Sine and Cosine are functions that describe the ratios of the lengths of different sides in a right-angle triangle. If you draw a right-angled triangle, pick one of the other angles, Sine tell you about the ratio of the side opposite that angle to the longest side, Cosine tells you about the ratio of the side next to the angle to the longest side.

So they are really useful when doing anything involving triangles.

What we’re doing in electromagnetism is slightly different, though. The 19th century physicists working on electromagnetism had to invent a whole new area of maths to help understand this area, and unfortunately we tend not to teach it to you in school. So you are trying to solve problems that the people who developed this area needed new maths to solve, but without that maths. Which is why it is a bit confusing and a bit of a fudge.

Anyway… Generally, what is going on when we have sines and cosines is that we have two “things” (vectors) that are pointing in different directions, with some angle between them. Our basic formulae assume that either those things are in the same direction, or are at right-angles (flux = BA, or EM Force = ILB). If they aren’t, we need to add in a scale factor to account for the angle. That is either going to be cosine or sine as these essentially tell us how much of one vector is in the two different directions compared with the second vector (either in the same direction, or in the perpendicular direction); this is why it comes up a lot when resolving forces in mechanics. Which one we need will depend on which angle we look at, and what we want to do.

For example, if you have the angle between two vectors, and you want to know how much of one is in the same direction as the other, you will need cosine. If you have the angle between two vectors and you want to know how much of one is perpendicular to the other you will need sine [and that’s what we’re using in F = ILB sin(angle)].

Similarly, if you have the other angle in the right-angle triangle (where one side is one of your vectors, and the longest side is the other), you’d need sine if you wanted how much of them is in the same direction, and cosine if you wanted how much is in the opposite direction [which is our flux = BA cos (angle)].
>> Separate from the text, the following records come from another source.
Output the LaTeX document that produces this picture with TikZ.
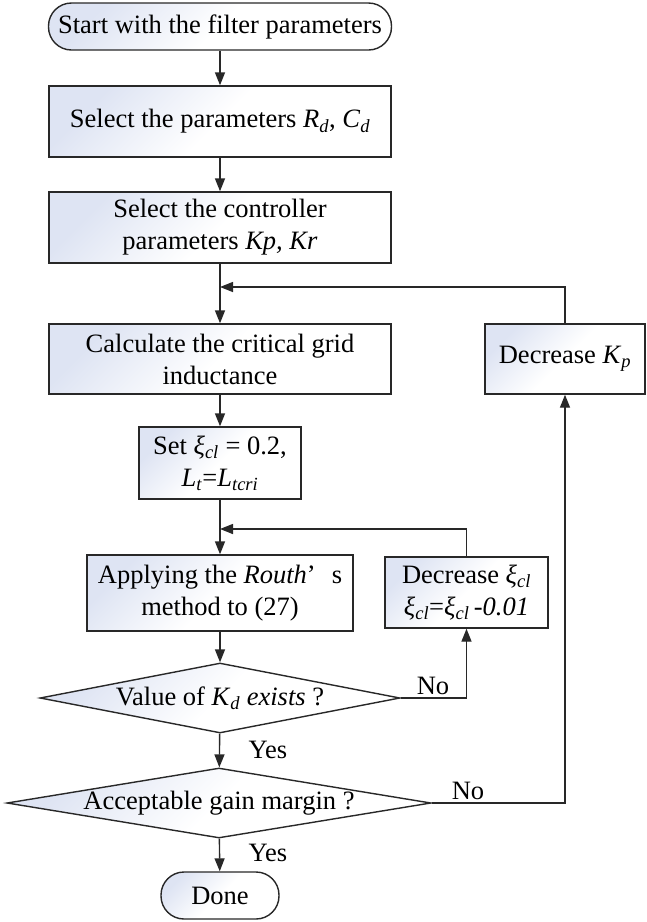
\documentclass[tikz,border=0pt]{standalone}
\usepackage{fontspec}
\setmainfont{Liberation Serif}
\usetikzlibrary{arrows.meta,shapes.geometric}

\definecolor{boxfill}{RGB}{222,228,243}
\definecolor{edge}{RGB}{40,40,40}

% italic symbol with italic subscript
\newcommand{\isub}[2]{\textit{#1}\textsubscript{\textit{#2}}}

\tikzset{
  base/.style={draw=edge, line width=1.4pt, top color=boxfill, bottom color=white,
    middle color=white, shading angle=45, inner sep=0pt, align=center,
    font=\fontsize{26.5}{32}\selectfont},
  procbox/.style={base, rectangle},
  termbox/.style={base, rectangle, rounded corners=23pt},
  decbox/.style={base, diamond},
  link/.style={draw=edge, line width=1.4pt},
  flow/.style={link, -{Triangle[length=13pt,width=10pt]}},
  tag/.style={font=\fontsize{26.5}{32}\selectfont, inner sep=0pt}
}

\begin{document}
\begin{tikzpicture}[x=1pt,y=-1pt]
  \fill[white] (0,0) rectangle (646,922);
  \useasboundingbox (0,0) rectangle (646,922);

  % main column
  \node[termbox, minimum width=343pt, minimum height=47pt] (start) at (220,26.5)
    {Start with the filter parameters};
  \node[procbox, minimum width=342pt, minimum height=71pt] (sel1) at (220,121.5)
    {Select the parameters \isub{R}{d}, \isub{C}{d}};
  \node[procbox, minimum width=342pt, minimum height=71pt] (sel2) at (220,227.5)
    {Select the controller\\parameters \textit{Kp, Kr}};
  \node[procbox, minimum width=342pt, minimum height=70pt] (calc) at (220,359)
    {Calculate the critical grid\\inductance};
  \node[procbox, minimum width=162pt, minimum height=72pt] (set) at (220,463)
    {Set \isub{ξ}{cl} = 0.2,\\\isub{L}{t}=\isub{L}{tcri}};
  \node[procbox, minimum width=266pt, minimum height=76pt] (apply) at (220,593)
    {Applying the \textit{Routh}’\hspace{16pt}s\\method to (27)};
  \node[decbox, minimum width=360pt, minimum height=70pt] (d1) at (220,698)
    {\makebox[0pt]{Value of \isub{K}{d} \textit{exists} ?}};
  \node[decbox, minimum width=424pt, minimum height=70pt] (d2) at (219,803)
    {\makebox[0pt]{Acceptable gain margin ?}};
  \node[termbox, minimum width=118pt, minimum height=47pt] (done) at (220,895.5)
    {Done};

  % side boxes
  \node[procbox, minimum width=160pt, minimum height=70pt] (deckp) at (565,359)
    {Decrease \isub{K}{p}};
  \node[procbox, minimum width=163pt, minimum height=71pt] (decxi) at (466.5,592.5)
    {Decrease \isub{ξ}{cl}\\\isub{ξ}{cl}=\isub{ξ}{cl}\,\textit{-0.01}};

  % merge points on the main column
  \coordinate (j1) at (220,287);
  \coordinate (j2) at (220,529);

  % connectors
  \draw[flow] (start) -- (sel1);
  \draw[flow] (sel1) -- (sel2);
  \draw[flow] (sel2) -- (calc);
  \draw[flow] (calc) -- (set);
  \draw[flow] (set) -- (apply);
  \draw[flow] (apply) -- (d1);
  \draw[flow] (d1) -- (d2);
  \draw[flow] (d2) -- (done);
  \draw[flow] (deckp.north) |- (j1);
  \draw[flow] (decxi.north) |- (j2);
  \draw[flow] (d1.east) -| (decxi.south);
  \draw[flow] (d2.east) -| (deckp.south);

  % branch labels
  \node[tag] (no1) at (433,686) {No};
  \node[tag] (no2) at (468,791) {No};
  \node[tag] (yes1) at (268,750) {Yes};
  \node[tag] (yes2) at (268,853) {Yes};
\end{tikzpicture}
\end{document}
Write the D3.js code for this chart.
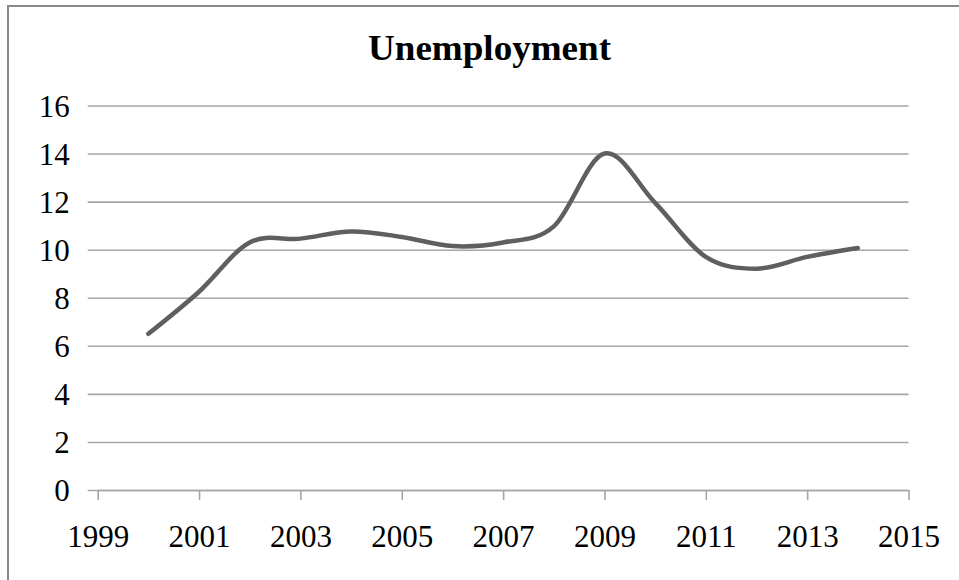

Vectors make this all a lot easier. Generally the sine comes up when you have a vector “cross” product, and cosine when you have the vector “dot” product (these are the two ways of multiplying vectors together). Although sometimes differentiation is involved, which changes sines into cosines, and vice versa. If you are not comfortable with vectors, or trig geometry in general, you’ll probably need to just memorise. Explaining them in detail requires a lot of diagrams, and Reddit isn’t the best place for that.